Encouraged by the news of the horrible massacre of Vassy, the Huguenots under the Prince of Condé seized Rouen on the night of April 15, 1562, pillaged the churches, and stopped the services of the Catholic religion. A few months afterwards the royal army marched to the rescue under the Constable Anne de Montmorency, François de Guise, and the father of Henri Quatre, Antoine de Navarre, who was shot in the shoulder when directing the attack from the trenches, and died at Andelys a month afterwards. While the Protestants were defending the walls, a certain François de Civille was ordered with his company to hold the ramparts near the Porte St. Hilaire, not far from the Fourches de Bihorel. While at his post he was wounded by a shot from an arquebus, which passed through his cheek and shattered the right jaw-bone, at eleven in the morning on the 15th October. The bullet came out behind his collar-bone and tore his ruff to pieces. He fell down the glacis, and a foraging party stripped him and buried him hurriedly in a ditch near by, and there he was left till six that evening. His lacquey, Nicolas de la Barre, searching the ramparts for his master after the assault had been repulsed, saw a human hand sticking up out of the mud; his companion, Captain Jean de Cléré, kicked the fingers as he walked, and a peculiar ring de Civille was known to wear flashed in the light. The body was at once dug up and carried to the house of the Sieur de Coqueraumont, in the Rue des Capucins.

There for five days and five nights the servant watched by his master, "who lay in a lethargy," and was just beginning to show feeble signs of life when the enemy took the town by assault. On the twenty-eighth, some Catholic soldiers broke into his place of refuge, and finding a pestilent heretic lying ill, they threw him out of a window. Being lucky enough to fall upon one of the many dunghills which were beneath the windows of Rouen at that time, de Civille lay there in his shirt and nightcap for three days and nights without food or drink, and no one discovered him. At last, when the town was a little quieter, a cousin fetched him away to the Château de Croisset, and by July in the next year he had almost completely recovered his health. Though all this happened when he was only twenty-six, he lived to write an account of his adventures when he was seventy-four for the pleasure and instruction of posterity; and he only expired for the last time at the ripe age of eighty, from an inflammation of the lungs caught by making love to a young woman underneath her window during a hard frost.
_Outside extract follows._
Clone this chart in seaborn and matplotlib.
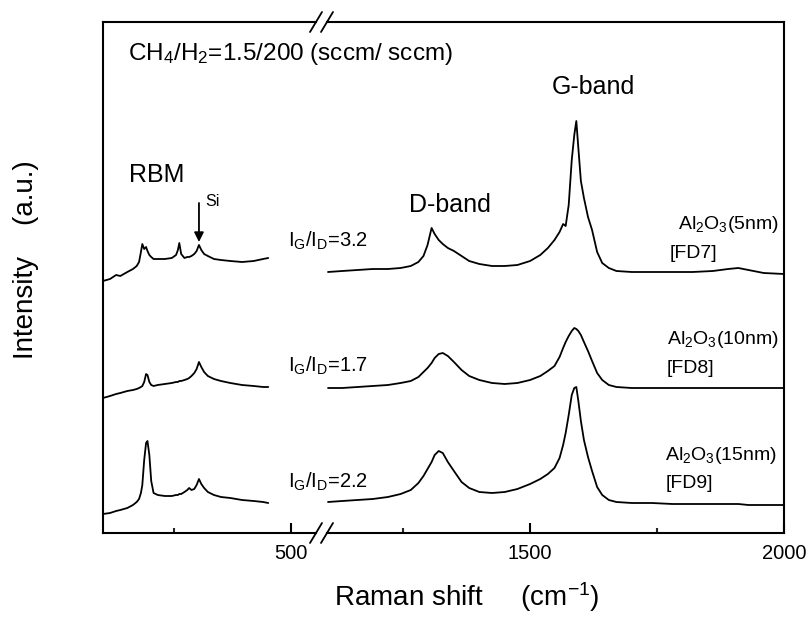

The second siege in this century was occasioned by the troubles of the League. In 1589 public anxiety had increased to such a pitch that the royalist Court of Justice was removed to Caen, while the "Ligueurs" held Rouen for the Duc de Mayenne. In July 1590 bands of armed men a hundred strong went shouting through the streets, and would have disarmed the town-guard on the Vieux Marché had they not been stopped by Valdory, the district captain of the Burgess militia, who has left a detailed account of the disturbances of that unhappy time in Rouen. From his book it may be learnt that the "Vieux Palais" of the English kings was still within the city walls by the river to the south-west, that the fort had not long been rebuilt near the Abbey of St. Catherine, that the Faubourgs were again destroyed as they were in 1417 to leave no shelter for the enemy, and that the investing troops tried to cut off the stream of Robec, so as not merely to deprive that quarter of its water supply, but to stop the public mills. In November 1591 Henry of Navarre used some ships to help him in his attack on Rouen, but the townsfolk, who refused to acknowledge a Protestant as their king, seem to have paid little attention to the naval demonstration, and finally chased his vessels out of the harbour and got possession of most of their cargoes of sheep, oxen, wine and other booty. The defence was brilliantly conducted throughout, and Valdory relates that when three hundred musketeers were requested for a forlorn hope, no less than two thousand men thronged to the officers' houses demanding weapons to join in the sally. "Rouvel" was very busy all the time in the town belfry, and rang furiously by night or day whenever the scouts gave notice that the enemy were likely to attack. Directly his notes were heard, every citizen rushed to his appointed place upon the ramparts, and waited without confusion for the enemy. They were good shots with an arquebus, too, for a captain was reported to Valdory as having killed one of the enemy's sentinels "at a distance of three hundred paces at least;" and an equally successful shot is recorded at five hundred paces.

They were even vain-glorious; for Monsieur de Villars, says the same authority, desirous of a little diversion outside the walls, rode out with several gentlemen, and tilted at the ring beyond the ramparts under a hot fire, until he had had his fill of amusement. When the enemy could get to close quarters with the common folk they found them no easier to handle; for as some of Henry of Navarre's soldiers were foraging in a garden for herbs, the gardeners rushed out and "killed them with large stones." The town never opened its gates until Henry of Navarre repudiated his religion and became the King of France. Rouen, as well as Paris, was evidently "well worth a mass."

One of the most interesting things about this fighting is the presence of a numerous body of Englishmen who had joined Biron and Henry of Navarre, under the Earl of Essex. Their Queen had offered a special prize for the first man who should make a successful shot at the defenders of the town; but they do not seem to have distinguished themselves particularly, and at last a hundred of them (chiefly squires) were killed. A hardy specimen of the race, however, is mentioned by Valdory, who evidently kept his eyes open for good work, whether of friend or foe. This Englishman, after receiving four wounds from a cutlass on the head, "pretended to be dead, allowed himself to be stripped by our soldiers, and dragged naked to the ramparts." While he lay there, desirous to make quite sure of their man, the Rouen sentinels (who must have been mariners from Dieppe) dropped a small cannon ball on his stomach, "but he did not seem to feel it," and continued obstinately to remain alive. However, when the Sieur de Canonville took him prisoner and bound up his wounds, with the object, apparently, of getting a ransom from his friends, he seems to have determined that no foreigner should make money out of him, and died.